* [Instruction]: Look through the listing below and work out how many of its lines hold the word "chart". Give only the number.

* [Given material]:

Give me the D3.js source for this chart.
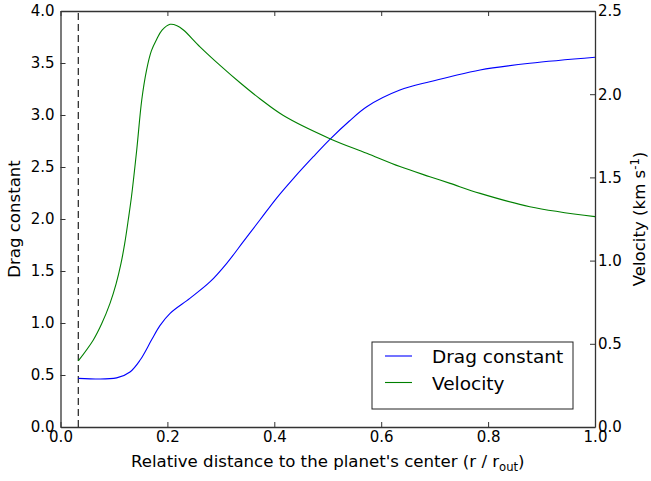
<!DOCTYPE html>
<html>
<head>
<meta charset="utf-8">
<script src="https://cdn.jsdelivr.net/npm/d3@7"></script>
<style>
  html, body { margin: 0; padding: 0; background: #fff; }
  svg { display: block; font-family: "DejaVu Sans", sans-serif; }
</style>
</head>
<body>
<svg id="chart" width="651" height="481"></svg>
<script>
// Relative radius (r / r_out) sampled along the drag-constant profile
const dragR = [0.0333, 0.105, 0.130, 0.149, 0.171, 0.186, 0.205, 0.242, 0.280, 0.311, 0.342, 0.373, 0.404, 0.436, 0.473, 0.504, 0.540, 0.573, 0.635, 0.691, 0.729, 0.785, 0.878, 1.0];
const dragValues = [0.468, 0.472, 0.529, 0.644, 0.843, 0.975, 1.093, 1.237, 1.397, 1.574, 1.782, 1.990, 2.199, 2.391, 2.599, 2.766, 2.940, 3.080, 3.240, 3.320, 3.368, 3.433, 3.497, 3.555];

// Relative radius sampled along the velocity profile (km/s)
const velR = [0.0333, 0.0614, 0.077, 0.0926, 0.104, 0.113, 0.120, 0.127, 0.133, 0.1426, 0.152, 0.161, 0.170, 0.180, 0.190, 0.205, 0.218, 0.230, 0.261, 0.298, 0.336, 0.373, 0.417, 0.504, 0.573, 0.635, 0.691, 0.729, 0.785, 0.878, 1.0];
const velValues = [0.397, 0.523, 0.620, 0.743, 0.860, 0.980, 1.100, 1.250, 1.390, 1.665, 1.965, 2.145, 2.260, 2.330, 2.385, 2.420, 2.412, 2.386, 2.285, 2.175, 2.069, 1.973, 1.872, 1.733, 1.645, 1.565, 1.504, 1.464, 1.404, 1.324, 1.264];

const innerEdge = 0.0333;            // inner boundary marked with a dashed line
const xTicks = [0.0, 0.2, 0.4, 0.6, 0.8, 1.0];
const dragTicks = [0.0, 0.5, 1.0, 1.5, 2.0, 2.5, 3.0, 3.5, 4.0];
const velTicks = [0.0, 0.5, 1.0, 1.5, 2.0, 2.5];

const margin = { left: 60.5, right: 56, top: 11, bottom: 54 };
const W = 651, H = 481;
const svg = d3.select("#chart");

const x = d3.scaleLinear().domain([0, 1]).range([margin.left, W - margin.right]);
const yL = d3.scaleLinear().domain([0, 4]).range([H - margin.bottom, margin.top]);
const yR = d3.scaleLinear().domain([0, 2.5]).range([H - margin.bottom, margin.top]);

const tickFs = 15;
const labelFs = 16.6;
const axisColor = "#333";
const tickLen = 5;

// Curves
const dragLine = d3.line().x(d => x(d[0])).y(d => yL(d[1])).curve(d3.curveCatmullRom.alpha(0.5));
const velLine = d3.line().x(d => x(d[0])).y(d => yR(d[1])).curve(d3.curveCatmullRom.alpha(0.5));

svg.append("line")
  .attr("x1", x(innerEdge)).attr("x2", x(innerEdge))
  .attr("y1", yL(0)).attr("y2", yL(4))
  .attr("stroke", "#222").attr("stroke-width", 1.2)
  .attr("stroke-dasharray", "7,4");

svg.append("path")
  .datum(d3.zip(dragR, dragValues))
  .attr("d", dragLine)
  .attr("fill", "none").attr("stroke", "#0000ff").attr("stroke-width", 1.1);

svg.append("path")
  .datum(d3.zip(velR, velValues))
  .attr("d", velLine)
  .attr("fill", "none").attr("stroke", "#008000").attr("stroke-width", 1.1);

// Inward-pointing axes: bottom (labelled), top (ticks only), left drag, right velocity
const fmt = d3.format(".1f");
const g = svg.append("g");

const axBottom = g.append("g").attr("transform", `translate(0,${yL(0)})`)
  .call(d3.axisBottom(x).tickValues(xTicks).tickFormat(fmt).tickSizeInner(-tickLen).tickSizeOuter(0).tickPadding(4));
const axTop = g.append("g").attr("transform", `translate(0,${yL(4)})`)
  .call(d3.axisTop(x).tickValues(xTicks).tickFormat("").tickSizeInner(-tickLen).tickSizeOuter(0));
const axLeft = g.append("g").attr("transform", `translate(${x(0)},0)`)
  .call(d3.axisLeft(yL).tickValues(dragTicks).tickFormat(fmt).tickSizeInner(-tickLen).tickSizeOuter(0).tickPadding(6));
const axRight = g.append("g").attr("transform", `translate(${x(1)},0)`)
  .call(d3.axisRight(yR).tickValues(velTicks).tickFormat(fmt).tickSizeInner(-tickLen).tickSizeOuter(0).tickPadding(3));

[axBottom, axTop, axLeft, axRight].forEach(a => {
  a.select(".domain").attr("stroke", axisColor).attr("stroke-width", 1.3);
  a.selectAll(".tick line").attr("stroke", axisColor).attr("stroke-width", 1);
  a.selectAll("text").attr("font-size", tickFs).attr("fill", "#000").attr("font-family", "DejaVu Sans");
});

// Axis titles
svg.append("text")
  .attr("x", (x(0) + x(1)) / 2).attr("y", 467)
  .attr("text-anchor", "middle").attr("font-size", labelFs)
  .call(t => {
    t.append("tspan").text("Relative distance to the planet's center (r / r");
    t.append("tspan").attr("font-size", labelFs * 0.7).attr("dy", 4).text("out");
    t.append("tspan").attr("dy", -4).text(")");
  });

svg.append("text")
  .attr("transform", `translate(20,${(yL(0) + yL(4)) / 2}) rotate(-90)`)
  .attr("text-anchor", "middle").attr("font-size", labelFs)
  .text("Drag constant");

svg.append("text")
  .attr("transform", `translate(645,${(yL(0) + yL(4)) / 2}) rotate(-90)`)
  .attr("text-anchor", "middle").attr("font-size", labelFs)
  .call(t => {
    t.append("tspan").text("Velocity (km s");
    t.append("tspan").attr("font-size", labelFs * 0.7).attr("dy", -6).text("-1");
    t.append("tspan").attr("dy", 6).text(")");
  });

// Legend
const legend = svg.append("g");
legend.append("rect")
  .attr("x", 372).attr("y", 342).attr("width", 201).attr("height", 67)
  .attr("fill", "#fff").attr("stroke", "#222").attr("stroke-width", 1);
const entries = [["Drag constant", "#0000ff"], ["Velocity", "#008000"]];
entries.forEach(([label, color], i) => {
  const yy = 356 + i * 26.5;
  legend.append("line").attr("x1", 385).attr("x2", 412).attr("y1", yy).attr("y2", yy)
    .attr("stroke", color).attr("stroke-width", 1.1);
  legend.append("text").attr("x", 432).attr("y", yy + 7)
    .attr("font-size", 18.5).text(label);
});
</script>
</body>
</html>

* [Correct result]: 3